Bu yüzden büyük Öteki’yi cisimleştiren bazı figürlere (Tanrı, tarih ya da partnerinin arzusu), ve onların iradesine doğrudan ulaşabildiği vehmi içindedir. Kendi eylemini, onların iradesinin doğrudan aracı olduğu varsayımında temellendirir. Gerçekliğe tam bir saldırı ve gerçekliğin yıkımı sayesinde olanaklıdır sapığın eylemi. Tanrısal/yüce bir iradeyi ete kemiğe büründüren eylemimin tek ölçüsü sadece kendisidir artık. Nefretin sıradanlaştığı yerdir burası.

Sapıklıktaki bu radikal bölünmenin bir diğer sonucu gerçekliğin katmerlenmesi, ikili bir düzene/yapıya kavuşturulmasıdır. Bu, bir bakıma gerçekliğin kaybıdır. Sapık özne, dış dünyanın/düzenin kurallarına tam olarak uygun ve tabi bir hayat sürer ve aşırı muhafazakâr ve ahlakçı bir konum benimserken, diğer yandan kurallarını kendinin saptadığı gizli bir başka hayat yaşar. Ancak belirgin bir güç/iktidar üstünlüğüne sahipse mümkün olabilen bir hayattır bu. Sapığın mekânı bu yüzden –bu ikili ihtiyaç nedeniyle– genellikle okullar ve adli kurumlar, yatılı yurtlar, dini cemaatlerdir.

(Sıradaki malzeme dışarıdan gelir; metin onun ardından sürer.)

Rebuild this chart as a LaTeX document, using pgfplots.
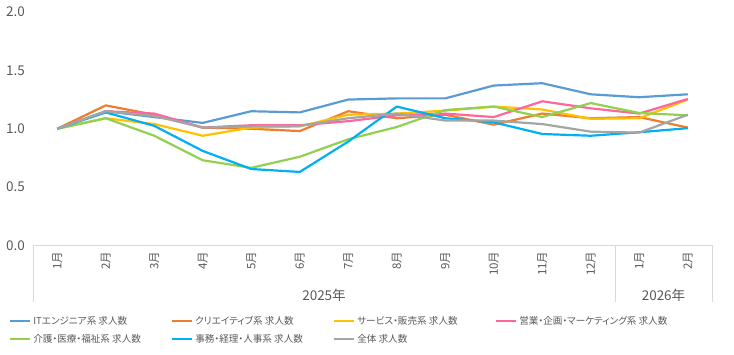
\documentclass[border=0pt]{standalone}
\usepackage{fontspec}
\setmainfont{Liberation Sans}
\newfontfamily\cjk[RawFeature=+palt]{Noto Sans CJK JP}
\usepackage{pgfplots}
\pgfplotsset{compat=1.18}
\definecolor{cIT}{HTML}{5B9BD5}
\definecolor{cCr}{HTML}{ED7D31}
\definecolor{cSv}{HTML}{FFC000}
\definecolor{cSl}{HTML}{FF6699}
\definecolor{cCa}{HTML}{92D050}
\definecolor{cOf}{HTML}{00B0F0}
\definecolor{cAll}{HTML}{A5A5A5}
\definecolor{txt}{HTML}{595959}
\definecolor{frm}{HTML}{D9D9D9}
\newcommand{\legtxt}[1]{\makebox[135.5pt][l]{\fontsize{9.6}{11}\selectfont\cjk #1}}
\begin{document}
\begin{tikzpicture}[x=1pt,y=1pt]
\useasboundingbox (0,0) rectangle (734,355);
\begin{axis}[
  at={(33pt,109.5pt)}, anchor=south west,
  scale only axis, width=679pt, height=233.5pt,
  xmin=-0.5, xmax=13.5, ymin=0, ymax=2,
  clip=false,
  axis line style={draw=none},
  tick style={draw=none},
  xtick={0,...,13},
  xticklabels={1月,2月,3月,4月,5月,6月,7月,8月,9月,10月,11月,12月,1月,2月},
  xticklabel style={font=\fontsize{11.5}{12}\selectfont\cjk, text=txt, rotate=90, anchor=east, inner sep=0pt},
  xticklabel shift=6pt,
  ytick={0,0.5,1,1.5,2},
  yticklabel style={/pgf/number format/.cd, fixed, fixed zerofill, precision=1, assume math mode=true, /tikz/.cd, font=\fontsize{13.5}{15}\selectfont\cjk, text=txt, anchor=east, inner sep=0pt},
  yticklabel shift=8pt,
  every axis plot/.append style={line width=2.2pt, line join=round},
  legend columns=4,
  legend cell align=left,
  legend image code/.code={\draw[#1, line width=2.5pt] (0pt,0pt) -- (20pt,0pt);},
  legend style={at={(axis description cs:-0.036,-0.293)}, anchor=north west, draw=none, fill=none, inner sep=0pt, row sep=4.5pt, column sep=0pt, text=txt},
]
\addplot[cIT] coordinates {(0,1.00)(1,1.15)(2,1.10)(3,1.05)(4,1.15)(5,1.14)(6,1.25)(7,1.26)(8,1.26)(9,1.37)(10,1.39)(11,1.295)(12,1.27)(13,1.295)};
\addlegendentry{\legtxt{ITエンジニア系 求人数}}
\addplot[cCr] coordinates {(0,1.00)(1,1.20)(2,1.12)(3,1.01)(4,1.00)(5,0.98)(6,1.15)(7,1.09)(8,1.12)(9,1.035)(10,1.13)(11,1.09)(12,1.10)(13,1.01)};
\addlegendentry{\legtxt{クリエイティブ系 求人数}}
\addplot[cSv] coordinates {(0,1.00)(1,1.09)(2,1.04)(3,0.94)(4,1.01)(5,1.02)(6,1.12)(7,1.13)(8,1.155)(9,1.19)(10,1.165)(11,1.085)(12,1.09)(13,1.25)};
\addlegendentry{\legtxt{サービス・販売系 求人数}}
\addplot[cSl] coordinates {(0,1.00)(1,1.15)(2,1.13)(3,1.01)(4,1.03)(5,1.03)(6,1.065)(7,1.115)(8,1.13)(9,1.10)(10,1.235)(11,1.175)(12,1.13)(13,1.255)};
\addlegendentry{\legtxt{営業・企画・マーケティング系 求人数}}
\addplot[cCa] coordinates {(0,1.00)(1,1.09)(2,0.94)(3,0.73)(4,0.665)(5,0.76)(6,0.91)(7,1.015)(8,1.16)(9,1.19)(10,1.10)(11,1.22)(12,1.135)(13,1.115)};
\addlegendentry{\legtxt{介護・医療・福祉系 求人数}}
\addplot[cOf] coordinates {(0,1.00)(1,1.14)(2,1.025)(3,0.81)(4,0.655)(5,0.63)(6,0.89)(7,1.19)(8,1.09)(9,1.055)(10,0.955)(11,0.94)(12,0.97)(13,1.005)};
\addlegendentry{\legtxt{事務・経理・人事系 求人数}}
\addplot[cAll] coordinates {(0,1.00)(1,1.15)(2,1.11)(3,1.01)(4,1.02)(5,1.025)(6,1.09)(7,1.13)(8,1.07)(9,1.07)(10,1.04)(11,0.975)(12,0.967)(13,1.12)};
\addlegendentry{\legtxt{全体 求人数}}
% category axis frame
\draw[frm, line width=0.8pt] (axis cs:-0.5,0) -- (axis cs:13.5,0);
\draw[frm, line width=0.8pt] (axis cs:-0.5,0) -- ([yshift=-57pt]axis cs:-0.5,0);
\draw[frm, line width=0.8pt] (axis cs:11.5,0) -- ([yshift=-57pt]axis cs:11.5,0);
\draw[frm, line width=0.8pt] (axis cs:13.5,0) -- ([yshift=-57pt]axis cs:13.5,0);
\node[text=txt, font=\fontsize{13.5}{15}\selectfont\cjk] at ([yshift=-50pt]axis cs:5.5,0) {2025年};
\node[text=txt, font=\fontsize{13.5}{15}\selectfont\cjk] at ([yshift=-50pt]axis cs:12.5,0) {2026年};
\end{axis}
\end{tikzpicture}
\end{document}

İnsanın ruhsallığını yapılandıran ve besleyen en önemli şeydir hakikat aşkı. İç ile dış, gerçeklik ile fantezi, kuşaklar ile cinsiyetler arasındaki farkı ve sınırları çizen hakikat ölçüsü yok olduğunda kaybettiğimiz ruhlarımızdır. Bu kitlesel zombilik momentinde/eşiğindeyiz epeydir.”[1]


[1] Erdoğan Özmen, "Güç Tapınması ve Sapkınlık Etiği", Birikim Haftalık, 28 Aralık 2016.